One of the hard lessons the World Health Organization learned during the Ebola outbreak in West Africa was this: Other diseases can be forgotten and take a deadlier toll.
The WHO is now warning that the battle against malaria in sub-Saharan Africa, where it already kills hundreds of thousands of people a year, could be set back by 20 years as countries focus energy and resources on containing the coronavirus.
The WHO said new projections indicate that in a worst-case scenario, 769,000 people could die of malaria in sub-Saharan Africa this year as campaigns to combat it are interrupted. That’s more than double the deaths in the last detailed count two years ago, when more than 360,000 people died, and would be the worst figures for the region since 2000.
“We must not turn back the clock,” Matshidiso Moeti, WHO regional director for Africa, said Thursday.
While health experts express fears that the coronavirus pandemic could erode the global fight against many diseases, sub-Saharan Africa is by far the worst affected by malaria. It had 93% of the world’s cases and 94% of deaths in 2018, the WHO said. The deaths were mainly children under the age of 5.
There have already been “severe disruptions” to anti-malaria campaigns and access to anti-malaria medication in Africa, WHO said.
The warning came ahead of World Malaria Day on Saturday.

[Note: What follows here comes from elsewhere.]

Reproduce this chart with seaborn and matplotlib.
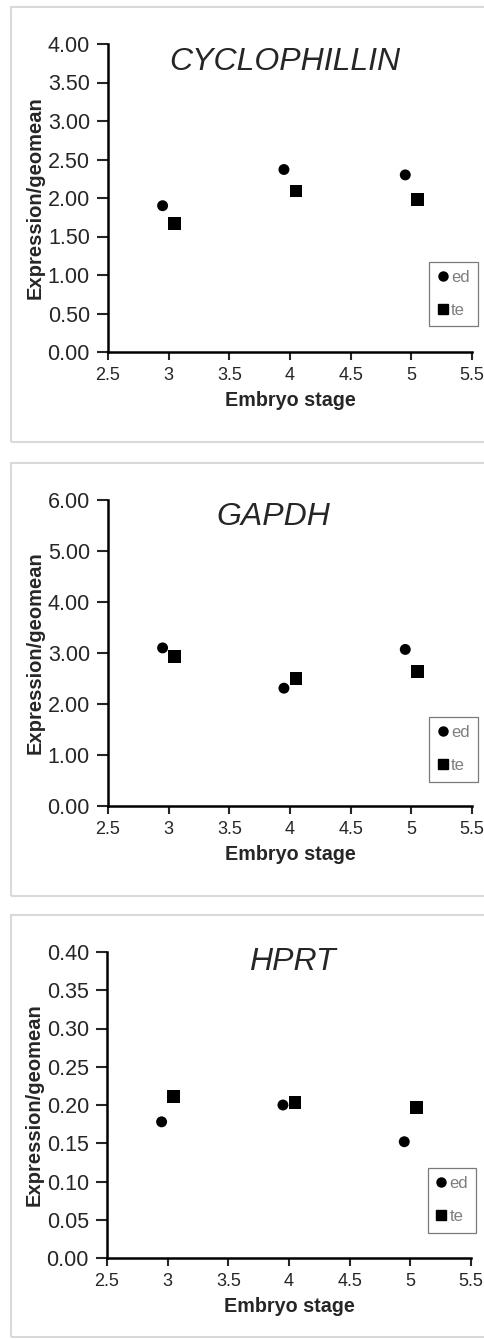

Malaria remains one of the leading killers in low-income countries.
“I urge all countries to not lose focus on their gains made in health as they adapt to tackle this new threat,” Moeti said. “We saw with the Ebola virus disease outbreak in West Africa that we lost more people to malaria, for instance, than we lost to the Ebola outbreak. Let us not repeat that with COVID-19.”
Africa has reported more than 27,000 cases of COVID-19 and nearly 1,300 deaths, according to the Africa Centers for Disease Control and Prevention. The continent is at a point in the outbreak that more than one health expert has referred to as the calm before the storm.
“This means that countries across the region have a critical window of opportunity to minimize disruptions in malaria prevention and treatment and save lives,” WHO said in a statement aimed at highlighting the threat malaria still poses.
Malaria isn’t the only concern.
Immunization campaigns to protect children against measles, polio and yellow fever are also affected, and not just in Africa.
Earlier this month, the Measles and Rubella Initiative said more than 24 countries including South Sudan, Mexico and Bangladesh had suspended immunizations, and that figure could rise to 37. More than 117 million children may miss out on receiving possibly life-saving vaccines for measles, which has seen a resurgence in recent years.
Perhaps the most alarming suspension of an immunization program has occurred in Congo, where more than 6,000 people have died in the world’s largest current measles outbreak. The outbreak has lasted over a year, an immensely frustrating development for health officials given that a vaccine was developed more than 50 years ago.